Qui aurait sa place au dîner de vos rêves?

“Je voudrais réunir des artistes, architectes, designers et musiciens: des personnalités visionnaires dotées d’un grain de folie. Je pense à des architectes comme Charlotte Perriand et Louis-Herman De Koninck, des musiciens comme David Bowie, Thom Yorke et Serge Gainsbourg, des designers comme Maarten Van Severen et Achille Castiglioni et des artistes comme Donald Judd, Eduardo Chillida et James Turrell. Lors de ce dîner, je ne parlerais pas beaucoup pour écouter et découvrir la personne derrière l’artiste.”

Sur quel siège aimeriez-vous vous asseoir pour une journée?

“Sur celui d’un pilote de course. J’ai grandi avec la Formule 1. Pendant un certain temps, j’avais perdu tout intérêt pour ce sport, mais je constate que ma passion reprend des couleurs. Je ne suis pas un fou de voitures, mais j’aime les histoires humaines des pilotes et le romantisme de la course.

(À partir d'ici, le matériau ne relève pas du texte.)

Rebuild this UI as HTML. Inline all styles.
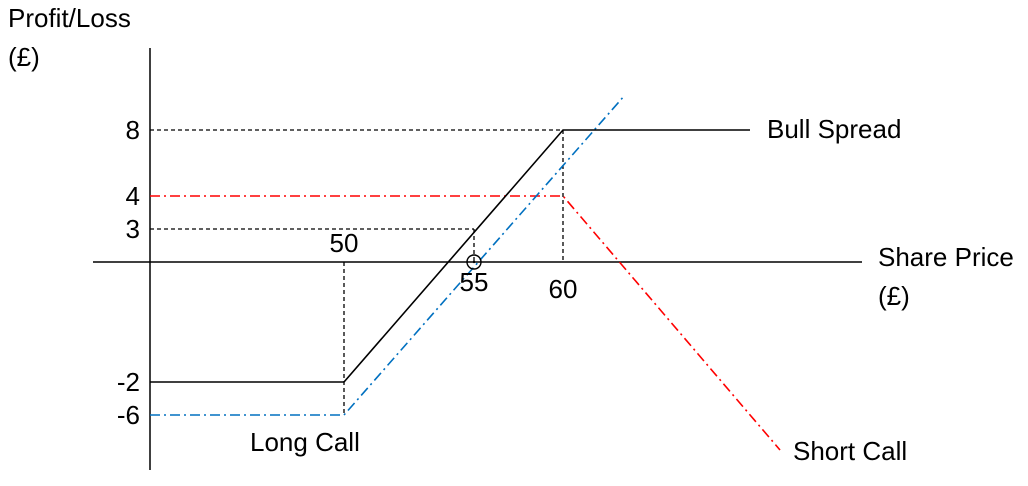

Les sons, l’odeur, la vitesse: ça doit être génial d’être pilote de course!”

Biographie d’une chaise

Lancée en 1968, la “Selene” a été produite par Artemide jusque dans les années 80. Ce modèle révolutionnaire et ultra léger est constitué d’une seule pièce de plastique de trois millimètres d’épaisseur. La forme en S revient dans l’assise, le dossier et le profil des pieds.

Savez-vous rester assis?

“Lorsque je dois me concentrer pour concevoir un produit, je peux facilement rester assis sur ma chaise de bureau pendant des heures. Par contre, si je veux me vider l’esprit ou trouver de l’inspiration, je préfère m’installer dans un bon fauteuil.”

Qu’est-ce qui vous fait vous lever de votre chaise?

“Tout ce qui me détache de mon ordinateur. Ne pas s’asseoir symbolise la liberté. Faire du sport, jardiner, bricoler, rénover mon appartement – ce que je fais depuis un an –: tout cela me motive.”